Chinese law, for example, requires philanthropic groups not only to register with a government ministry but also to be supervised by government-sponsored organizations, called—not affectionately—“mothers-in-law.”


Chinese officials can also refuse to recognize a charity if they conclude that the services it wants to offer are already being provided by other groups in its area. As for the outpouring of giving after the Wenchuan earthquake, a study showed that 80 percent of the money actually went to projects suggested by government agencies.

Because of the difficulty of complying with those rules, a substantial portion of a Chinese civil society either does not try to register or does so as social-purpose businesses (for example, as “nongovernmental, noncommercial enterprises”), which the Home of Workers has done.

The director of a Beijing think tank devoted to advancing classically liberal ideas about economic policy explained the appeal of this approach to us.

The Chinese government, he observed, could readily appreciate why people would act on behalf of their own personal interests. As a result, it has little difficulty creating legal and policy frameworks that enable them to do so. Indeed, improvements in Chinese corporate law, including protections for private ownership of property, have been crucial for the economic growth (and foreign investment) that has transformed the country during the past decade.

But, he added, China’s leaders have much more difficulty understanding why people would act on behalf of the public interest. That is why they are willing to attribute personal motives, such as the desire to obtain power or money, to the efforts of nonprofit groups. It is also the reason the laws on civil society in China are less developed than corporate laws (including those that apply to social-purpose companies) and still permit the kinds of administrative controls—or seemingly arbitrary bans, as happened to Oxfam—that are no longer acceptable practices toward businesses.


Some also believe this outlook is deeply rooted in Chinese culture. The country’s Confucian ethic—valuing social harmony and deference toward authority—reinforces the idea that public concerns should mostly be left to government.
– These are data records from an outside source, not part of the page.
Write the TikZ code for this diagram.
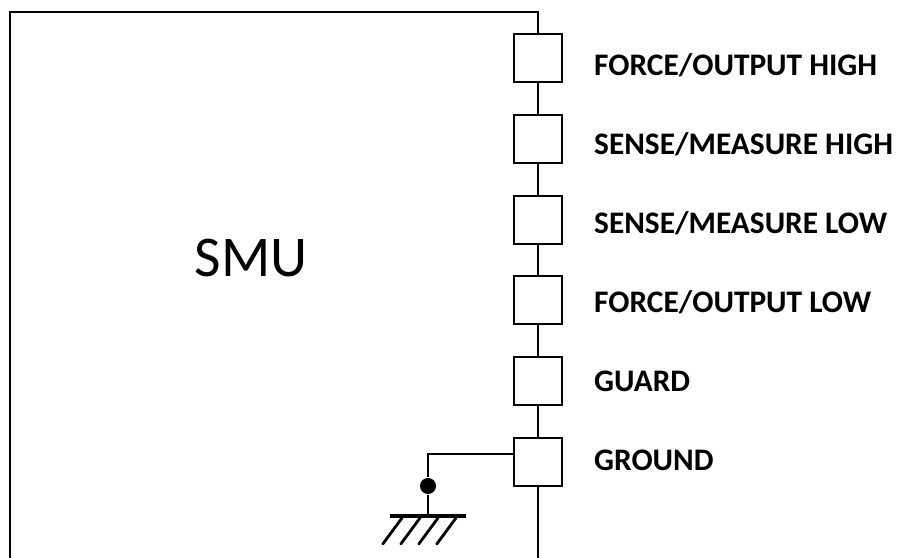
\documentclass[tikz,border=0pt]{standalone}
\usepackage{fontspec}
\setmainfont{Carlito}
\usepackage{tikz}
\usetikzlibrary{positioning}

\begin{document}
\begin{tikzpicture}[
  line width=0.05cm,
  port/.style={draw,minimum width=1.2cm,minimum height=1.2cm,inner sep=0pt,fill=white},
  lbl/.style={anchor=west,inner sep=0pt,font=\fontsize{22.3}{26}\selectfont\bfseries},
  dot/.style={circle,fill=black,draw=none,minimum size=0.4cm,inner sep=0pt}
]
  \useasboundingbox (0,0) rectangle (22.45,13.95);
  % frame corners
  \coordinate (fl) at (0.24,0);
  \coordinate (ft) at (0.24,13.66);
  \coordinate (fr) at (13.45,13.66);
  \coordinate (fe) at (13.45,0);
  \node (smu) at (6.28,7.5) {\fontsize{41}{48}\selectfont SMU};
  \node[port] (p1) at (13.45,12.50) {};
  \node[port] (p2) at (13.45,10.48) {};
  \node[port] (p3) at (13.45,8.46) {};
  \node[port] (p4) at (13.45,6.44) {};
  \node[port] (p5) at (13.45,4.42) {};
  \node[port] (p6) at (13.45,2.40) {};
  \node[lbl] (l1) at (14.83,12.33) {FORCE/OUTPUT HIGH};
  \node[lbl] (l2) at (14.83,10.35) {SENSE/MEASURE HIGH};
  \node[lbl] (l3) at (14.83,8.37) {SENSE/MEASURE LOW};
  \node[lbl] (l4) at (14.83,6.39) {FORCE/OUTPUT LOW};
  \node[lbl] (l5) at (14.83,4.42) {GUARD};
  \node[lbl] (l6) at (14.83,2.45) {GROUND};
  \draw (fl) -- (ft) -- (fr) -- (p1);
  \draw (p1) -- (p2);
  \draw (p2) -- (p3);
  \draw (p3) -- (p4);
  \draw (p4) -- (p5);
  \draw (p5) -- (p6);
  \draw (p6) -- (fe);
  % ground
  \coordinate (gj) at (10.7,2.59);
  \coordinate (gb) at (10.7,1.05);
  \node[dot] (gd) at (10.7,1.8) {};
  \draw (gj -| p6.west) -- (gj) -- (gd) -- (gb);
  \draw[line width=0.08cm] (9.75,1.05) -- (gb) -- (11.65,1.05);
  \foreach \x in {0,1,2,3}
    \draw[line cap=round,line width=0.07cm] (10.05+\x*0.45,1.0) -- (9.57+\x*0.45,0.35);
\end{tikzpicture}
\end{document}
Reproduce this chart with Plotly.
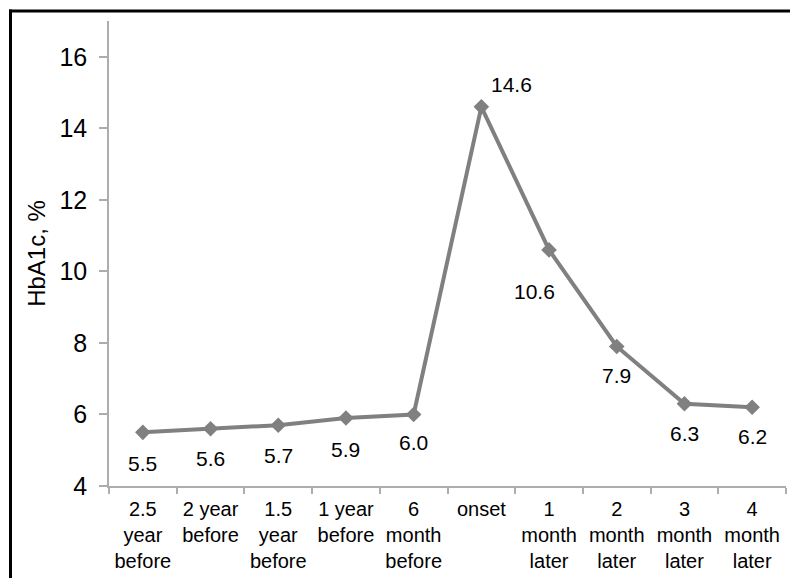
import plotly.graph_objects as go

categories = ["2.5<br>year<br>before", "2 year<br>before", "1.5<br>year<br>before", "1 year<br>before",
              "6<br>month<br>before", "onset", "1<br>month<br>later", "2<br>month<br>later",
              "3<br>month<br>later", "4<br>month<br>later"]
hba1c = [5.5, 5.6, 5.7, 5.9, 6.0, 14.6, 10.6, 7.9, 6.3, 6.2]
value_labels = ["5.5", "5.6", "5.7", "5.9", "6.0", "14.6", "10.6", "7.9", "6.3", "6.2"]
y_ticks = [4, 6, 8, 10, 12, 14, 16]

# label offsets (style only), in pixels
label_dx = [0, 0, 0, 0, 0, 30, -15, 0, 0, 0]
label_dy = [-31, -30, -30, -31, -28, 22, -42, -29, -30, -29]

FONT = "Liberation Sans, Arial, sans-serif"
GRAY = "#808080"
AXIS = "#ADADAD"

fig = go.Figure()
fig.add_trace(go.Scatter(
    x=categories, y=hba1c, mode="lines+markers",
    line=dict(color=GRAY, width=4),
    marker=dict(symbol="diamond", size=12, color=GRAY),
    hoverinfo="skip", showlegend=False,
))

for c, v, t, dx, dy in zip(categories, hba1c, value_labels, label_dx, label_dy):
    fig.add_annotation(x=c, y=v, text=t, showarrow=False, xshift=dx, yshift=dy,
                       font=dict(family=FONT, size=21, color="black"))

# page body has an 8px margin, so figure coordinates are offset by 8px
OFF = 8
L, T = 109 - OFF, 21 - OFF
W, H = 782, 570
pw, ph = 677, 465
R = W - L - pw
B = H - T - ph

def px_x(px):
    return (px - OFF - L) / pw

def px_y(py):
    return (T + ph - (py - OFF)) / ph

# outer frame: only left and top edges fall inside the picture
border = dict(color="black", width=3)
fig.add_shape(type="line", xref="paper", yref="paper",
              x0=px_x(10.5), x1=px_x(10.5), y0=px_y(700), y1=px_y(9.5), line=border, layer="above")
fig.add_shape(type="line", xref="paper", yref="paper",
              x0=px_x(9), x1=px_x(900), y0=px_y(11), y1=px_y(11), line=border, layer="above")

fig.update_layout(
    width=W, height=H,
    margin=dict(l=L, r=R, t=T, b=B, pad=0, autoexpand=False),
    paper_bgcolor="white", plot_bgcolor="white",
    font=dict(family=FONT, color="black"),
    xaxis=dict(type="category", tickson="boundaries", ticks="outside", ticklen=6,
               tickcolor=AXIS, tickwidth=1.5, showline=True, linecolor=AXIS, linewidth=1.5,
               showgrid=False, zeroline=False, tickfont=dict(size=20, color="black"),
               tickangle=0, automargin=False, ticklabelstandoff=4,
               range=[-0.5, 9.5], fixedrange=True),
    yaxis=dict(range=[4, 17], tickvals=y_ticks, ticks="outside", ticklen=8,
               tickcolor=AXIS, tickwidth=1.5, showline=True, linecolor=AXIS, linewidth=1.5,
               showgrid=False, zeroline=False, tickfont=dict(size=25, color="black"),
               ticklabelstandoff=7, automargin=False,
               title=dict(text="HbA1c, %", font=dict(size=24, color="black"), standoff=7)),
)

fig.write_html("out.html")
As many Chinese see it, civil society in the West grows out of its individualism, a philosophy at odds with Chinese familial and collectivist traditions.

Yet as China continues to develop, signs exist that this outlook is changing. The growth of scholarly and professional interest in civil society is one indicator, but perhaps even more telling is the response the guide at the Home of Workers gave when asked why he volunteered there: “It is the responsible thing to do.”

If young Chinese citizens are starting to ask themselves what their own responsibilities to migrant workers are, the “year of philanthropy” may be just starting.